When it was finally over, I sent myself an email which read, this is the worst day of my life. It wasn’t that he’d committed to an arranged marriage, it was that he’d done it so easily, without so much as a call to break the news.

All along I’d been a big fan of The Alchemist by Paulo Coehlo with its often-quoted line, “when you want something, all the universe conspires in helping you to achieve it.” Looking back, what I had perhaps wanted was the challenge of the impossible as a sort of proving ground where I could test my capacity for commitment and perseverance. In doing so, I was able to substantiate the narrative my family, especially my father, had always maintained, that I could do anything and be anything I wanted. It wouldn’t be unfair to qualify that decade-long pursuit to an entrepreneurial endeavor, one that required vision (however unrealistic), creativity, and, above all, tenacity.

I’ve brought this ‘eye of the tiger’ disposition forward with me into my professional, charitable, and family commitments – tempering it with the insight that strife does not make an undertaking inherently worthwhile. It’s precisely the ease of my relationship with my now husband (and sometimes firefighter) that I most cherish, although initially it caught me off guard. With experience and maturity, I see how in every aspect of my life, there is always a path of least resistance possible.
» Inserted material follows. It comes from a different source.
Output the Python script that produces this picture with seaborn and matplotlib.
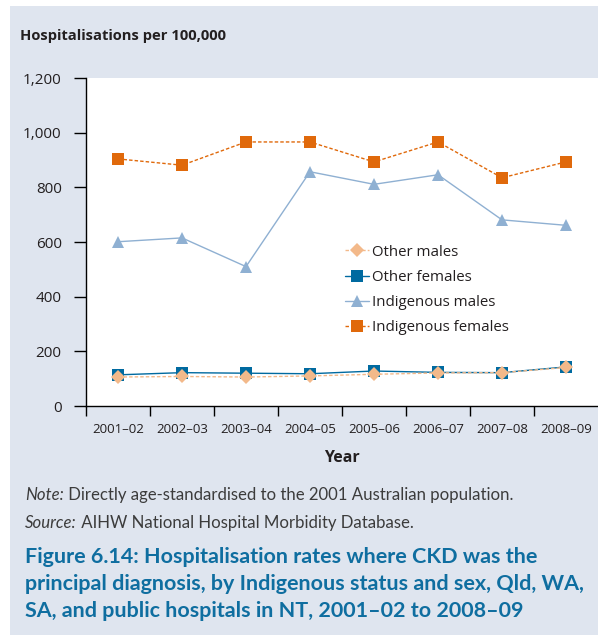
import matplotlib
matplotlib.use("Agg")
import matplotlib.pyplot as plt
import matplotlib.patches as mpatches
import numpy as np
import pandas as pd
import seaborn as sns

# data
years = ["2001\u201302", "2002\u201303", "2003\u201304", "2004\u201305",
         "2005\u201306", "2006\u201307", "2007\u201308", "2008\u201309"]
other_males = [106, 108, 106, 110, 116, 121, 122, 141]
other_females = [114, 122, 120, 118, 128, 123, 122, 143]
indig_males = [601, 615, 510, 857, 811, 846, 681, 661]
indig_females = [904, 881, 966, 966, 893, 966, 835, 893]

series = ["Other males", "Other females", "Indigenous males", "Indigenous females"]
yticks = [0, 200, 400, 600, 800, 1000, 1200]
ytick_labels = ["0", "200", "400", "600", "800", "1,000", "1,200"]

df = pd.DataFrame({
    "Year": years * 4,
    "Rate": other_males + other_females + indig_males + indig_females,
    "Series": np.repeat(series, len(years)),
})

panel = "#dfe5ef"
ink = "#231f20"
palette = {"Other males": "#f3b98a", "Other females": "#006aa0",
           "Indigenous males": "#8fb0d2", "Indigenous females": "#e0690b"}
markers = {"Other males": "D", "Other females": "s",
           "Indigenous males": "^", "Indigenous females": "s"}
dashes = {"Other males": (2.5, 1.5), "Other females": "",
          "Indigenous males": "", "Indigenous females": (2.5, 1.5)}
narrow = ["Open Sans", "DejaVu Sans"]
body = ["Lato", "DejaVu Sans"]

sns.set_theme(style="white")
plt.rcParams["font.family"] = narrow

fig = plt.figure(figsize=(5.98, 6.35), dpi=100)
fig.patches.append(mpatches.Rectangle((10 / 598, 0), 1, 1 - 6 / 635,
                                      transform=fig.transFigure,
                                      facecolor=panel, edgecolor="none", zorder=-10))
ax = fig.add_axes([86 / 598, 229 / 635, 512 / 598, 328 / 635])
ax.set_facecolor("white")

# draw indigenous first, others on top (other males uppermost)
draw_order = ["Indigenous females", "Indigenous males", "Other females", "Other males"]
sns.lineplot(data=df, x="Year", y="Rate", hue="Series", style="Series",
             hue_order=draw_order, style_order=draw_order,
             palette=palette, markers=markers, dashes=dashes,
             markersize=8.5, markeredgewidth=0, linewidth=1, sort=False, ax=ax)

for ln in ax.lines:
    if ln.get_marker() == "D":
        ln.set_markersize(7.5)

ax.set_xlim(-0.5, len(years) - 0.5)
ax.set_ylim(0, 1200)
ax.set_yticks(yticks)
ax.set_yticklabels(ytick_labels, fontsize=11)
ax.set_xticks(np.arange(len(years)) - 0.5)
ax.set_xticklabels([])
ax.set_xticks(np.arange(len(years)), minor=True)
ax.set_xticklabels(years, minor=True, fontsize=9.5)
ax.tick_params(axis="y", which="major", direction="out", length=8.5, width=1,
               color="black", left=True, pad=9, labelcolor=ink)
ax.tick_params(axis="x", which="major", direction="out", length=7.5, width=1,
               color="black", bottom=True)
ax.tick_params(axis="x", which="minor", length=0, pad=12, labelcolor=ink)
for side in ["top", "right"]:
    ax.spines[side].set_visible(False)
for side in ["left", "bottom"]:
    ax.spines[side].set_color("black")
    ax.spines[side].set_linewidth(1)
ax.set_xlabel("Year", fontsize=11.5, fontweight="bold", labelpad=10, color=ink)
ax.set_ylabel("")

handles, labels = ax.get_legend_handles_labels()
lookup = dict(zip(labels, handles))
ax.legend([lookup[s] for s in series], series, loc="upper left",
          bbox_to_anchor=(0.495, 0.51), frameon=False, fontsize=10.8,
          handlelength=1.6, handletextpad=0.2, labelspacing=0.68,
          borderaxespad=0, labelcolor=ink)

fig.text(20 / 598, 1 - 36 / 635, "Hospitalisations per 100,000", fontsize=10.6,
         fontweight="bold", va="center", ha="left", color=ink)

fig.canvas.draw()
r = fig.canvas.get_renderer()

grey = "#3c3c3c"
note_pieces = [(495, "Note:", " Directly age-standardised to the 2001 Australian population."),
               (523, "Source:", " AIHW National Hospital Morbidity Database.")]
note_texts = []
for ypix, lead, rest in note_pieces:
    t = fig.text(25 / 598, 1 - ypix / 635, lead, fontsize=10, style="italic",
                 family=body, va="center", color=grey)
    t2 = fig.text(0, 1 - ypix / 635, rest, fontsize=10, family=body, va="center", color=grey)
    note_texts.append((t, t2))
# size taken from the width of the Note line in the reference (488 px)
t, t2 = note_texts[0]
total = t.get_window_extent(renderer=r).width + t2.get_window_extent(renderer=r).width
size = 10 * 488 / total
for t, t2 in note_texts:
    t.set_fontsize(size)
    t2.set_fontsize(size)
    t2.set_x(t.get_window_extent(renderer=r).x1 / fig.bbox.width)

title_lines = ["Figure 6.14: Hospitalisation rates where CKD was the",
               "principal diagnosis, by Indigenous status and sex, Qld, WA,",
               "SA, and public hospitals in NT, 2001\u201302 to 2008\u201309"]
title_texts = []
for i, line in enumerate(title_lines):
    title_texts.append(fig.text(25 / 598, 1 - (557 + 27 * i) / 635, line, fontsize=12,
                                fontweight="bold", family=body, va="center",
                                color="#0f6ea0"))
w = title_texts[1].get_window_extent(renderer=r).width
for t in title_texts:
    t.set_fontsize(12 * 555 / w)

fig.savefig("out.png", dpi=100)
This is especially true when communicating and collaborating with others. Sometimes that path of least resistance requires me to be straightforward and unabashed while other times it means allowing a person to draw their own conclusions, on their own terms, and in their own time – as my entourage surely did in my case.

I believe that good leadership can take many forms with certain key ingredients making a person more likely to succeed in the role. To name a few: Humility, self-awareness, a desire to use one’s leadership platform to advance collective goals (not elevate one’s own standing). These aren’t the product of formal credentials, but of disposition – itself the result of experience. I believe that my own experiences and my desire to be a future global leader make me a good candidate for the job.